BRIEF:
Each line that follows is to be retyped exactly.

DATASET CONTENT:
>> begin

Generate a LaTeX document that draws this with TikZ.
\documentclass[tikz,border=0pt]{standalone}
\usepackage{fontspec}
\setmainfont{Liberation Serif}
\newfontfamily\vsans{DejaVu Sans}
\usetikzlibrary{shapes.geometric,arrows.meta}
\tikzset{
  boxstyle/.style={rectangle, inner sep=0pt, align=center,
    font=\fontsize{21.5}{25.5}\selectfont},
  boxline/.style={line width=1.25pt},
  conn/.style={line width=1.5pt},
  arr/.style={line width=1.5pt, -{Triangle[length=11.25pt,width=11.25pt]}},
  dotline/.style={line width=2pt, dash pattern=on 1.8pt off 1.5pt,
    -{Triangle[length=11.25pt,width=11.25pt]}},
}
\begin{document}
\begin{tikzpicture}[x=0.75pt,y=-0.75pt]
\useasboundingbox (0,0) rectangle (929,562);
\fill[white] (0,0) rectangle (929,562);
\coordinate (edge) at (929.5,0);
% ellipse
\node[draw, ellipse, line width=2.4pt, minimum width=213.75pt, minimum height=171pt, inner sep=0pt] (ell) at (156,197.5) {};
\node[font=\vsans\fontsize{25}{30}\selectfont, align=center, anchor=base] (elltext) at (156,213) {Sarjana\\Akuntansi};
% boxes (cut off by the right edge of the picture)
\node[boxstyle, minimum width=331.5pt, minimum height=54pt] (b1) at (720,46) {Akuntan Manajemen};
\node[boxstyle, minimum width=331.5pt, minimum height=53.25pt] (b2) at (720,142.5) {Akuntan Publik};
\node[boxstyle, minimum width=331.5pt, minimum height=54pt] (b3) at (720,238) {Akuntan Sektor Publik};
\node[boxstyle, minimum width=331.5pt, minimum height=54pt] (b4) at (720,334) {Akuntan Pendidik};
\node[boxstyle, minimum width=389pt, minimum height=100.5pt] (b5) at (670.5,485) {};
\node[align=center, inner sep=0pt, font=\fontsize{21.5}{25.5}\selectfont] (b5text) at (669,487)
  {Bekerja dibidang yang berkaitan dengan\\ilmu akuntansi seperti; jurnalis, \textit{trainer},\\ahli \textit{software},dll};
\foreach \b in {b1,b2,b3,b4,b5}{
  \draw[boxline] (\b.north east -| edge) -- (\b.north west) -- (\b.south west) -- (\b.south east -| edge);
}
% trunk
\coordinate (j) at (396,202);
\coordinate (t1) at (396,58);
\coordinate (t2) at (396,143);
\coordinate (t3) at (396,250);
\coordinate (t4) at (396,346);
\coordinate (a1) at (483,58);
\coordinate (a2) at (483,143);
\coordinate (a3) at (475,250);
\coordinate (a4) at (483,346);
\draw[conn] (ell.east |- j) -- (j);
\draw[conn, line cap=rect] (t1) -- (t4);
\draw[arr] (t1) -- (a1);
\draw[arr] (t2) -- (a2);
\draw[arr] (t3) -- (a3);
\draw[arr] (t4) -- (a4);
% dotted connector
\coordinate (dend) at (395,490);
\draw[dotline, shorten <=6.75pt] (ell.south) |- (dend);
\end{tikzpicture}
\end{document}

>> end

ANSWER TO THIS TASK:
Generate a LaTeX document that draws this with TikZ.
\documentclass[tikz,border=0pt]{standalone}
\usepackage{fontspec}
\setmainfont{Liberation Serif}
\newfontfamily\vsans{DejaVu Sans}
\usetikzlibrary{shapes.geometric,arrows.meta}
\tikzset{
  boxstyle/.style={rectangle, inner sep=0pt, align=center,
    font=\fontsize{21.5}{25.5}\selectfont},
  boxline/.style={line width=1.25pt},
  conn/.style={line width=1.5pt},
  arr/.style={line width=1.5pt, -{Triangle[length=11.25pt,width=11.25pt]}},
  dotline/.style={line width=2pt, dash pattern=on 1.8pt off 1.5pt,
    -{Triangle[length=11.25pt,width=11.25pt]}},
}
\begin{document}
\begin{tikzpicture}[x=0.75pt,y=-0.75pt]
\useasboundingbox (0,0) rectangle (929,562);
\fill[white] (0,0) rectangle (929,562);
\coordinate (edge) at (929.5,0);
% ellipse
\node[draw, ellipse, line width=2.4pt, minimum width=213.75pt, minimum height=171pt, inner sep=0pt] (ell) at (156,197.5) {};
\node[font=\vsans\fontsize{25}{30}\selectfont, align=center, anchor=base] (elltext) at (156,213) {Sarjana\\Akuntansi};
% boxes (cut off by the right edge of the picture)
\node[boxstyle, minimum width=331.5pt, minimum height=54pt] (b1) at (720,46) {Akuntan Manajemen};
\node[boxstyle, minimum width=331.5pt, minimum height=53.25pt] (b2) at (720,142.5) {Akuntan Publik};
\node[boxstyle, minimum width=331.5pt, minimum height=54pt] (b3) at (720,238) {Akuntan Sektor Publik};
\node[boxstyle, minimum width=331.5pt, minimum height=54pt] (b4) at (720,334) {Akuntan Pendidik};
\node[boxstyle, minimum width=389pt, minimum height=100.5pt] (b5) at (670.5,485) {};
\node[align=center, inner sep=0pt, font=\fontsize{21.5}{25.5}\selectfont] (b5text) at (669,487)
  {Bekerja dibidang yang berkaitan dengan\\ilmu akuntansi seperti; jurnalis, \textit{trainer},\\ahli \textit{software},dll};
\foreach \b in {b1,b2,b3,b4,b5}{
  \draw[boxline] (\b.north east -| edge) -- (\b.north west) -- (\b.south west) -- (\b.south east -| edge);
}
% trunk
\coordinate (j) at (396,202);
\coordinate (t1) at (396,58);
\coordinate (t2) at (396,143);
\coordinate (t3) at (396,250);
\coordinate (t4) at (396,346);
\coordinate (a1) at (483,58);
\coordinate (a2) at (483,143);
\coordinate (a3) at (475,250);
\coordinate (a4) at (483,346);
\draw[conn] (ell.east |- j) -- (j);
\draw[conn, line cap=rect] (t1) -- (t4);
\draw[arr] (t1) -- (a1);
\draw[arr] (t2) -- (a2);
\draw[arr] (t3) -- (a3);
\draw[arr] (t4) -- (a4);
% dotted connector
\coordinate (dend) at (395,490);
\draw[dotline, shorten <=6.75pt] (ell.south) |- (dend);
\end{tikzpicture}
\end{document}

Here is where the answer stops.